Print exactly the lines from the first one down to the line containing "and very compact)</text>", both ends included, with no pictures and nothing else.
··········
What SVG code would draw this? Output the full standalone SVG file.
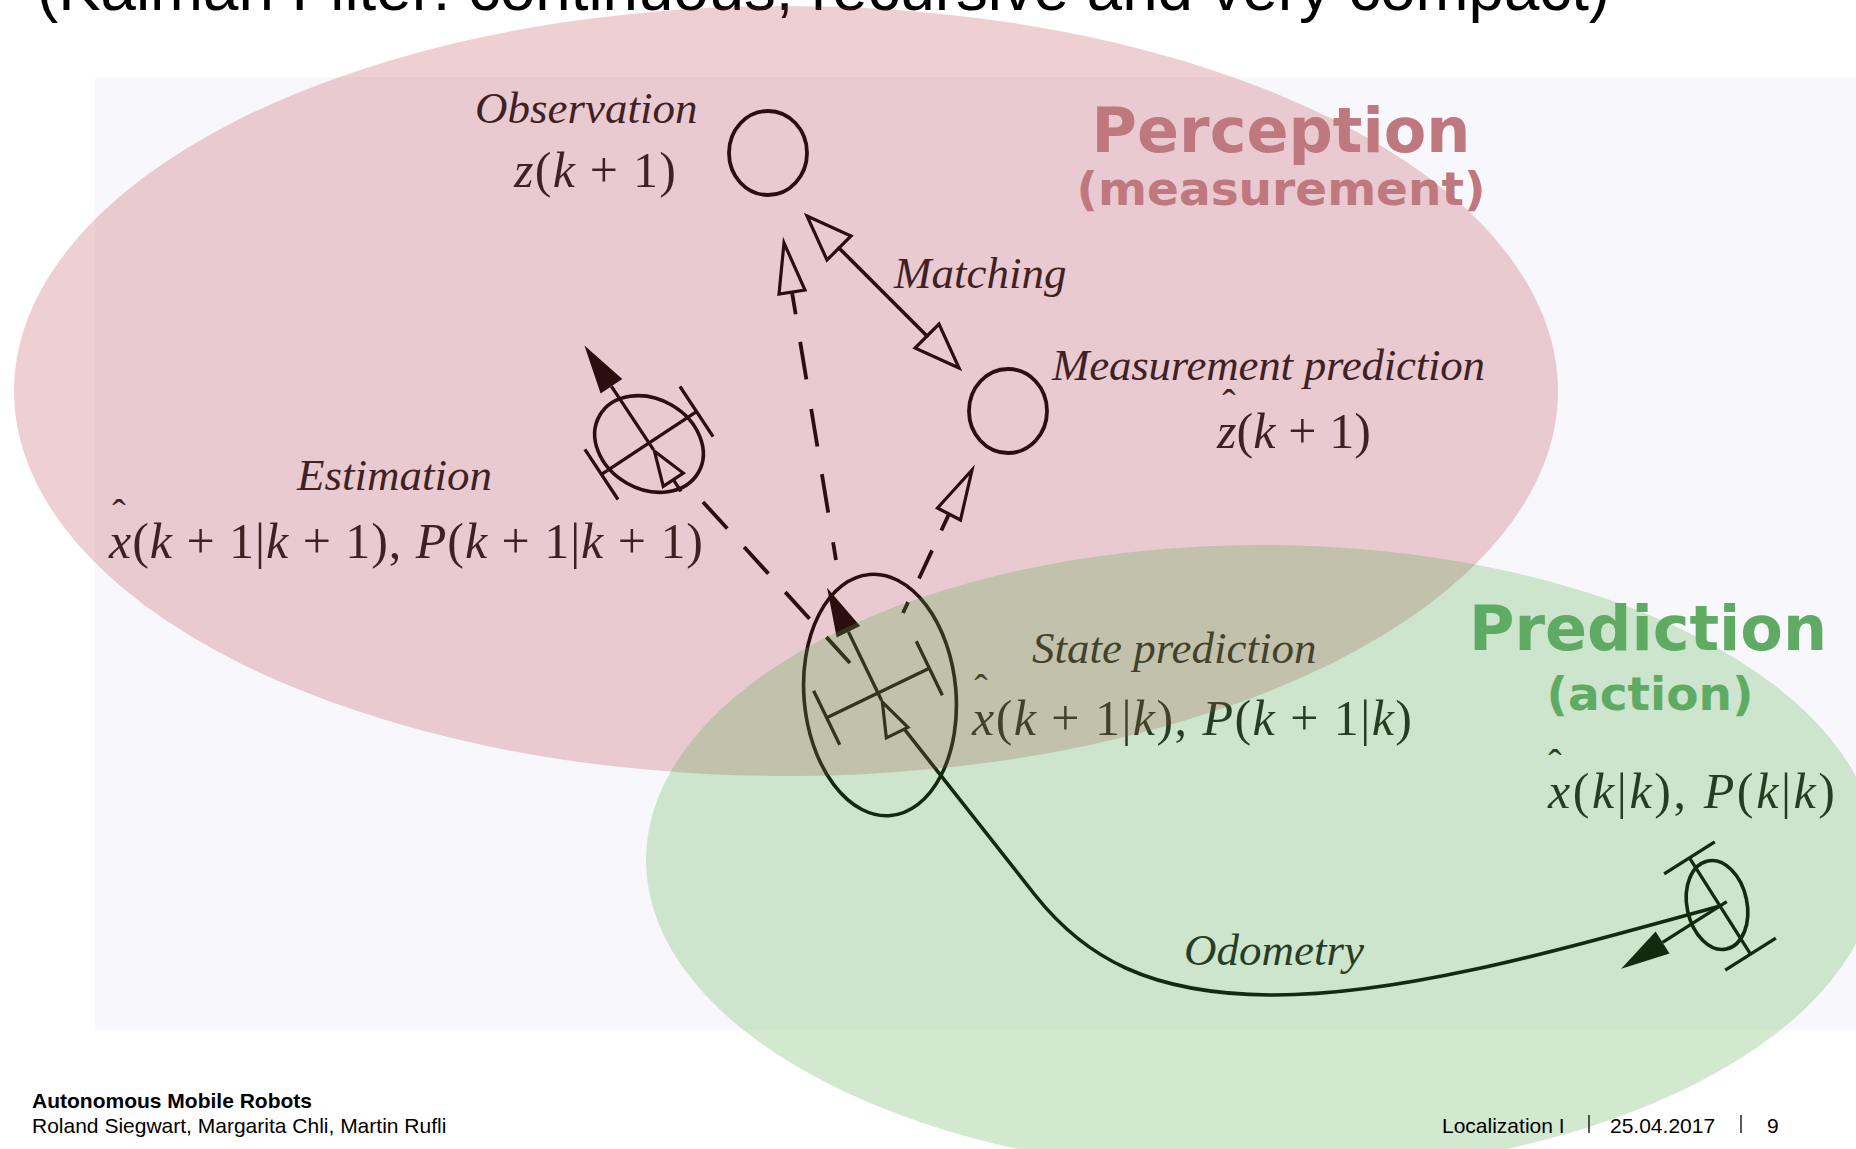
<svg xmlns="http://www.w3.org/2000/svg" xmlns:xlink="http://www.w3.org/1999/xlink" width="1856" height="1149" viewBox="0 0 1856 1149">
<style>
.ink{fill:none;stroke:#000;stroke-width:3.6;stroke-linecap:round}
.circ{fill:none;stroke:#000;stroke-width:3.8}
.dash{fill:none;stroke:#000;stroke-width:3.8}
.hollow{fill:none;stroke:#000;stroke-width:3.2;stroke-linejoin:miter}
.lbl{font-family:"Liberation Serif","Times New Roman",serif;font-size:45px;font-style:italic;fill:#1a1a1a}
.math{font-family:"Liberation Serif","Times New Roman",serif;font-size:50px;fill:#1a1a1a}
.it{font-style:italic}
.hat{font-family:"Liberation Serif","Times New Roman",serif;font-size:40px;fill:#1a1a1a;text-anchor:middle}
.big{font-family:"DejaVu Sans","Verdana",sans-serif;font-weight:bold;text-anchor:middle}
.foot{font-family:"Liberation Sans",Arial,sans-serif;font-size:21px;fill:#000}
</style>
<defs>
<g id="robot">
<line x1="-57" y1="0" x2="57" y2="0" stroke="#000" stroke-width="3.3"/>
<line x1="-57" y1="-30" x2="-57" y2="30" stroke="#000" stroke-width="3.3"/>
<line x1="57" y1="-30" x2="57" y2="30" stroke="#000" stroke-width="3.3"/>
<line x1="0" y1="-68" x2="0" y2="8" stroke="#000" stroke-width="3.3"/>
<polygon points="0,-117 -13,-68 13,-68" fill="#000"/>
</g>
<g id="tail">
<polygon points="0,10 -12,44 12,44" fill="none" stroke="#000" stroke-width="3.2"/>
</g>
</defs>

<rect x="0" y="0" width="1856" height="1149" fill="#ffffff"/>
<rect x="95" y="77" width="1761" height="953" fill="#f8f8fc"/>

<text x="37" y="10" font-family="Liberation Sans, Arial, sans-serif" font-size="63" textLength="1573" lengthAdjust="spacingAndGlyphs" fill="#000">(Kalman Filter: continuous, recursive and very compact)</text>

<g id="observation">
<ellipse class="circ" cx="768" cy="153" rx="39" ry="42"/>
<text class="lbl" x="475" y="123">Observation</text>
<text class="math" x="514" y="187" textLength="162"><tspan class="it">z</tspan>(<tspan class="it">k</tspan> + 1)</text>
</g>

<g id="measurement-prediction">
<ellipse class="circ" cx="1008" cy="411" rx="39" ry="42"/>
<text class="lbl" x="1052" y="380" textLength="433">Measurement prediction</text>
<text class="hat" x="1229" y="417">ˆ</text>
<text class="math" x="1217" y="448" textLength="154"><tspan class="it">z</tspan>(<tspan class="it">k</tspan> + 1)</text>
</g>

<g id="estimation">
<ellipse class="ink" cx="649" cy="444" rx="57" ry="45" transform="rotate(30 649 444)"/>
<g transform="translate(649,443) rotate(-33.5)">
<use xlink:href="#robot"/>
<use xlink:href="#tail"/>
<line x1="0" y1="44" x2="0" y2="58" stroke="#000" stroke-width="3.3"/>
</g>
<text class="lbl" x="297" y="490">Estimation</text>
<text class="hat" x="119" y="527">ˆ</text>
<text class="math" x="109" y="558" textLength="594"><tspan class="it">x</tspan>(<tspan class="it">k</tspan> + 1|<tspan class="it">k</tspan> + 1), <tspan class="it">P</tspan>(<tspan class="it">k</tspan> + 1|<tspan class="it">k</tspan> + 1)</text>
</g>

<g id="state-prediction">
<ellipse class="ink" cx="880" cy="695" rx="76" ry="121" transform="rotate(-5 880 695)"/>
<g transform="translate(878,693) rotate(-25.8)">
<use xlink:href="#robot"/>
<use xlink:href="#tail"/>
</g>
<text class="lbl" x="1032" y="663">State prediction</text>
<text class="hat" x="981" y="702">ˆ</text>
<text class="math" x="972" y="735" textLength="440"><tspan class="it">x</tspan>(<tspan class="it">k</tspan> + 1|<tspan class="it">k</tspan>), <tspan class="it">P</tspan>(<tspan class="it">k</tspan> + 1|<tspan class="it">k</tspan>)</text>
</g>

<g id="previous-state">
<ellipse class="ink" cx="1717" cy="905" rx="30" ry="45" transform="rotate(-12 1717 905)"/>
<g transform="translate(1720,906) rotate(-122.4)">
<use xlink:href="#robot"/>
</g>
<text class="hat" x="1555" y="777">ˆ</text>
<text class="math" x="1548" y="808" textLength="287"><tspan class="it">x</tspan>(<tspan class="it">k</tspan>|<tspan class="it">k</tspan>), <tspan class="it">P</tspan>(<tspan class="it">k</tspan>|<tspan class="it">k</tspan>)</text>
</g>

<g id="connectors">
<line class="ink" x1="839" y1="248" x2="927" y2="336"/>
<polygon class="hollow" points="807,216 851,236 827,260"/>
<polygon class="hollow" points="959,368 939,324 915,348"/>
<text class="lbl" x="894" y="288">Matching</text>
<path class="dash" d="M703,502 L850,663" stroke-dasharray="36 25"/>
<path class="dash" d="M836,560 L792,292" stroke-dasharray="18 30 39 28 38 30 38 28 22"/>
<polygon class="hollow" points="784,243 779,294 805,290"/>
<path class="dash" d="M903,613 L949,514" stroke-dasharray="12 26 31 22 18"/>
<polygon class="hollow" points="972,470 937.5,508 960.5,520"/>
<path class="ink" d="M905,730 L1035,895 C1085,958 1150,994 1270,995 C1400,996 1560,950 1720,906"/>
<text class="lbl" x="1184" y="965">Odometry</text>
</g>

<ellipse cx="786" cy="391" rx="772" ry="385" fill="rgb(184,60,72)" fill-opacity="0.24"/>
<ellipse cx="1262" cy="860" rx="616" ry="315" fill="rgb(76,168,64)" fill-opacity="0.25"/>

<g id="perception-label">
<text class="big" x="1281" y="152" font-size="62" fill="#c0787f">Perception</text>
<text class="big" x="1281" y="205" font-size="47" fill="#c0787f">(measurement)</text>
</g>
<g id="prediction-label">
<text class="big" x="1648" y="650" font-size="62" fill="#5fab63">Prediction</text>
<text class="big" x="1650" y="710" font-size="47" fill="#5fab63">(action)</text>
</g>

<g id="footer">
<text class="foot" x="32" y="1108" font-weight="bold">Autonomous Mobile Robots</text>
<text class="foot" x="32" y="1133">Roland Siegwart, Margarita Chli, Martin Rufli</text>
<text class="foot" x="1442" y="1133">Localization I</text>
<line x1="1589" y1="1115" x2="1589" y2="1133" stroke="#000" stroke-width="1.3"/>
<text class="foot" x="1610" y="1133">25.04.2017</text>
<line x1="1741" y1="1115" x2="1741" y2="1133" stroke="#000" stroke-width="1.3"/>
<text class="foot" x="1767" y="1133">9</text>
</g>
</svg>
··········
*RESULT OF THIS EXERCISE:*
What SVG code would draw this? Output the full standalone SVG file.
<svg xmlns="http://www.w3.org/2000/svg" xmlns:xlink="http://www.w3.org/1999/xlink" width="1856" height="1149" viewBox="0 0 1856 1149">
<style>
.ink{fill:none;stroke:#000;stroke-width:3.6;stroke-linecap:round}
.circ{fill:none;stroke:#000;stroke-width:3.8}
.dash{fill:none;stroke:#000;stroke-width:3.8}
.hollow{fill:none;stroke:#000;stroke-width:3.2;stroke-linejoin:miter}
.lbl{font-family:"Liberation Serif","Times New Roman",serif;font-size:45px;font-style:italic;fill:#1a1a1a}
.math{font-family:"Liberation Serif","Times New Roman",serif;font-size:50px;fill:#1a1a1a}
.it{font-style:italic}
.hat{font-family:"Liberation Serif","Times New Roman",serif;font-size:40px;fill:#1a1a1a;text-anchor:middle}
.big{font-family:"DejaVu Sans","Verdana",sans-serif;font-weight:bold;text-anchor:middle}
.foot{font-family:"Liberation Sans",Arial,sans-serif;font-size:21px;fill:#000}
</style>
<defs>
<g id="robot">
<line x1="-57" y1="0" x2="57" y2="0" stroke="#000" stroke-width="3.3"/>
<line x1="-57" y1="-30" x2="-57" y2="30" stroke="#000" stroke-width="3.3"/>
<line x1="57" y1="-30" x2="57" y2="30" stroke="#000" stroke-width="3.3"/>
<line x1="0" y1="-68" x2="0" y2="8" stroke="#000" stroke-width="3.3"/>
<polygon points="0,-117 -13,-68 13,-68" fill="#000"/>
</g>
<g id="tail">
<polygon points="0,10 -12,44 12,44" fill="none" stroke="#000" stroke-width="3.2"/>
</g>
</defs>

<rect x="0" y="0" width="1856" height="1149" fill="#ffffff"/>
<rect x="95" y="77" width="1761" height="953" fill="#f8f8fc"/>

<text x="37" y="10" font-family="Liberation Sans, Arial, sans-serif" font-size="63" textLength="1573" lengthAdjust="spacingAndGlyphs" fill="#000">(Kalman Filter: continuous, recursive and very compact)</text>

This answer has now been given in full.